Volksverhetzung: Schmidtke muss sich bewähren
Der NPD-Landeschef zu achtmonatiger Haft auf Bewährung verurteilt. Er verkaufte verbotene Rechtsrock-CDs.
Es war ein silberner Alukoffer, unter der Ladentheke, gefüllt mit CDs. Darauf brachialer, verbotener Rechtsrock, der Juden, Schwulen oder Schwarzen den Tod wünscht, der den „arischen Widerstand“ besingt und „Sieg Heil!“ brüllt. Der Koffer stand im Hexogen, dem Outdoor-Laden von Sebastian Schmidtke, dem Berliner NPD-Chef.
Im März 2012 waren Polizisten bei einer Razzia wegen des Neonazi-Netzwerks „Nationaler Widerstand Berlin“ zufällig auf den Koffer gestoßen. Am Mittwoch kassierte Schmidtke dafür vor dem Amtsgericht Tiergarten eine empfindliche Strafe: acht Monate Haft, drei Jahre zur Bewährung ausgesetzt, wegen Volksverhetzung, Gewaltdarstellung und Verwendens von Kennzeichen verfassungswidriger Organisationen. Einbezogen in das Strafmaß wurde auch, dass Schmidtke 2012 eine indizierte CD in seinem Onlineshop anbot.
Der NPD-Chef bestritt auch am Mittwoch vor Gericht, dass der Koffer ihm gehöre. Stattdessen hatte seine Verlobte Maria Fank, auch sie NPD-Funktionärin, den Koffer für sich reklamiert – mit einer Selbstanzeige bei der Polizei drei Tage vor Prozessbeginn im November. Vor Gericht geladen, verweigerte sie dazu am Mittwoch aber die Aussage.
Richterin Karin Nissing wertete diese Version ohnehin als „ausgeschlossen“. Die CDs seien Schmidtke zuzuschreiben. Es sei „absurd“, dass dieser als Ladeninhaber nicht von dem Koffer unter seinem Ladentisch und dem Inhalt gewusst haben sollte. Auch ein nur privater Gebrauch der Rechtsrock-CDs sei auszuschließen: Die CDs hätten teils mit Preisschildern, teils doppelt im Koffer gelegen.
Von der Schuld des NPD-Chefs war auch der Staatsanwalt überzeugt. Er forderte eine einjährige Freiheitsstrafe. Schmidtkes Verteidiger wollte nur eine Geldstrafe für die online vertriebene CD. Sonst plädierte er „im Zweifel für den Angeklagten“: Der Besitz des Koffers sei Schmidtke nicht eindeutig nachzuweisen.

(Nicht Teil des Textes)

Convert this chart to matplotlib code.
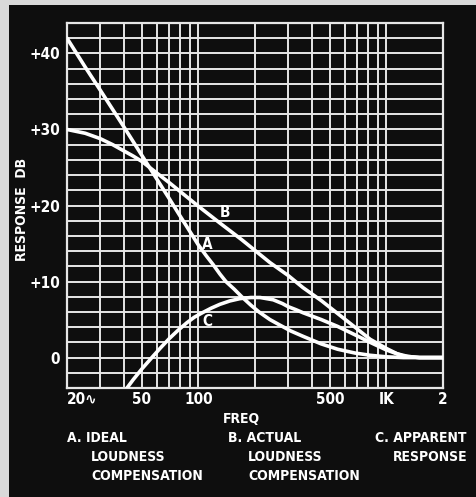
import matplotlib
matplotlib.use("Agg")
import matplotlib.pyplot as plt
from matplotlib.patches import Rectangle

# ---------- data ----------
freq_a = [20, 25, 30, 40, 50, 60, 70, 80, 90, 100, 110, 120, 130, 140, 155, 170, 190, 210, 240, 270, 310,
          360, 450, 550, 680, 820, 1000, 1230, 1500, 2000]
db_a = [42, 38.2, 35.2, 30.4, 26.6, 23.5, 20.9, 18.6, 16.6, 14.8, 13.4, 12.2, 11.0, 10.0, 9.0, 8.0, 6.9, 6.0,
        5.0, 4.3, 3.5, 2.8, 1.8, 1.1, 0.6, 0.3, 0.1, 0.0, 0.0, 0.0]

freq_b = [20, 25, 30, 35, 40, 45, 50, 70, 100, 130, 170, 240, 300, 360, 450, 550, 680, 820, 1000, 1140,
          1300, 1500, 2000]
db_b = [30.0, 29.5, 28.8, 28.0, 27.2, 26.5, 25.8, 23.0, 19.9, 17.7, 15.5, 12.5, 10.8, 9.2, 7.5, 5.8, 4.0,
        2.4, 1.2, 0.5, 0.15, 0.0, 0.0]

freq_c = [41.7, 45, 50, 57, 63, 70, 78, 87, 95, 105, 117, 130, 147, 166, 190, 213, 250, 280, 300, 330,
          360, 450, 550, 680, 820, 1000, 1230, 1500, 2000]
db_c = [-4.0, -2.9, -1.5, 0.1, 1.3, 2.5, 3.6, 4.6, 5.3, 5.9, 6.5, 7.0, 7.45, 7.75, 7.9, 7.9, 7.6, 7.1,
        6.7, 6.3, 5.9, 5.0, 4.1, 3.0, 2.0, 1.0, 0.2, 0.0, 0.0]

xgrid = [20, 30, 40, 50, 60, 70, 80, 90, 100, 200, 300, 400, 500, 600, 700, 800, 900, 1000, 2000]
xticks = [20, 50, 100, 500, 1000, 2000]
xticklabels = ["20\u223f", "50", "100", "500", "IK", "2"]
yticks = [0, 10, 20, 30, 40]
yticklabels = ["0", "+10", "+20", "+30", "+40"]

curve_labels = [("A", 111, 14.9), ("B", 138, 19.1), ("C", 112, 4.7)]

notes = [
    ("A. IDEAL", 67, 438), ("LOUDNESS", 91, 457), ("COMPENSATION", 91, 476),
    ("B. ACTUAL", 228, 438), ("LOUDNESS", 248, 457), ("COMPENSATION", 248, 476),
    ("C. APPARENT", 375, 438), ("RESPONSE", 393, 457),
]

plt.rcParams["font.family"] = ["DejaVu Sans"]
plt.rcParams["font.stretch"] = "condensed"
plt.rcParams["font.weight"] = "bold"
plt.rcParams["axes.labelweight"] = "bold"

# ---------- figure ----------
W, H = 477, 497
fig = plt.figure(figsize=(W / 100, H / 100), dpi=100, facecolor="#d9d9d9")
# black card inside the scanned border
fig.patches.append(Rectangle((9 / W, 0), 1, 1 - 5 / H, transform=fig.transFigure,
                             facecolor="#0e0e0e", edgecolor="none", zorder=-5))

ax = fig.add_axes([67 / W, 1 - 388 / H, (443 - 67) / W, (388 - 23) / H])
ax.set_facecolor("#0e0e0e")
ax.set_xscale("log")
ax.set_xlim(20, 2000)
ax.set_ylim(-4, 44)

grid_col = "#e6e6e6"
for xv in xgrid:
    ax.axvline(xv, color=grid_col, lw=1.4, zorder=1)
for yv in range(-4, 45, 2):
    ax.axhline(yv, color=grid_col, lw=1.4, zorder=1)

for s in ax.spines.values():
    s.set_color(grid_col)
    s.set_linewidth(1.6)

for fr, db in [(freq_a, db_a), (freq_b, db_b), (freq_c, db_c)]:
    ax.plot(fr, db, color="white", lw=2.6, zorder=3,
            solid_capstyle="round", solid_joinstyle="round")

for name, fx, fy in curve_labels:
    ax.text(fx, fy, name, color="white", fontsize=11, ha="center", va="center",
            zorder=4)

ax.set_xticks(xticks)
ax.set_xticklabels(xticklabels)
ax.xaxis.set_minor_locator(matplotlib.ticker.NullLocator())
ax.set_yticks(yticks)
ax.set_yticklabels(yticklabels)
ax.tick_params(length=0, colors="white", labelsize=11)
ax.tick_params(axis="x", pad=3)
ax.tick_params(axis="y", pad=5)
ax.get_xticklabels()[0].set_horizontalalignment("left")

ax.set_ylabel("RESPONSE  DB", color="white", fontsize=10, fontweight="bold")
ax.yaxis.set_label_coords(-0.10, 0.49)

fig.text(241 / W, 1 - 419 / H, "FREQ", color="white", fontsize=10,
         ha="center", va="center")
for txt, px, py in notes:
    fig.text(px / W, 1 - py / H, txt, color="white", fontsize=10,
             ha="left", va="center")

fig.savefig("out.png", dpi=100, facecolor=fig.get_facecolor())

Richterin Nissing folgte dem nicht. „Absolut beschämend“ seien die Liedtexte, begründete sie ihr Urteil. „Da werden Menschen in furchterregender Weise herabgesetzt.“ Maria Fank, inzwischen auf der Zuhörerbank, schnaufte da laut auf. Kopfschüttelnd lief sie während des Urteilsspruchs aus dem Saal. Auch Schmidtke, sonst redselig, eilte wortlos aus dem Gericht. Man werde in Berufung gehen, sagte sein Anwalt nur knapp.
Bleibt das Urteil, darf sich Schmidtke nun drei Jahre nichts zuschulden kommen lassen – sonst wandert er in den Knast. Das könnte knifflig werden: Sechsmal wurde der 28-Jährige seit 2005 verurteilt, wegen Volksverhetzung, Beleidigung oder Widerstand gegen Polizisten – bislang stets nur zu Geldstrafen.
Für die NPD setzen sich damit Pleiten und Ärger fort. Die Partei ist verschuldet, holte bei der Bundestagswahl in Berlin nur 1,5 Prozent. Und am Dienstag wurde ein neuer Verbotsantrag für die Neonazi-Partei gestellt. Berlins Regierender Bürgermeister Klaus Wowereit (SPD) sagte, er hoffe sehr, „dass der Antrag erfolgreich ist“. Es sei „unakzeptabel“, dass die Neonazis aus Steuermitteln unterstützt würden und man in Wahlkämpfen ihre volksverhetzenden Plakate tolerieren müsse.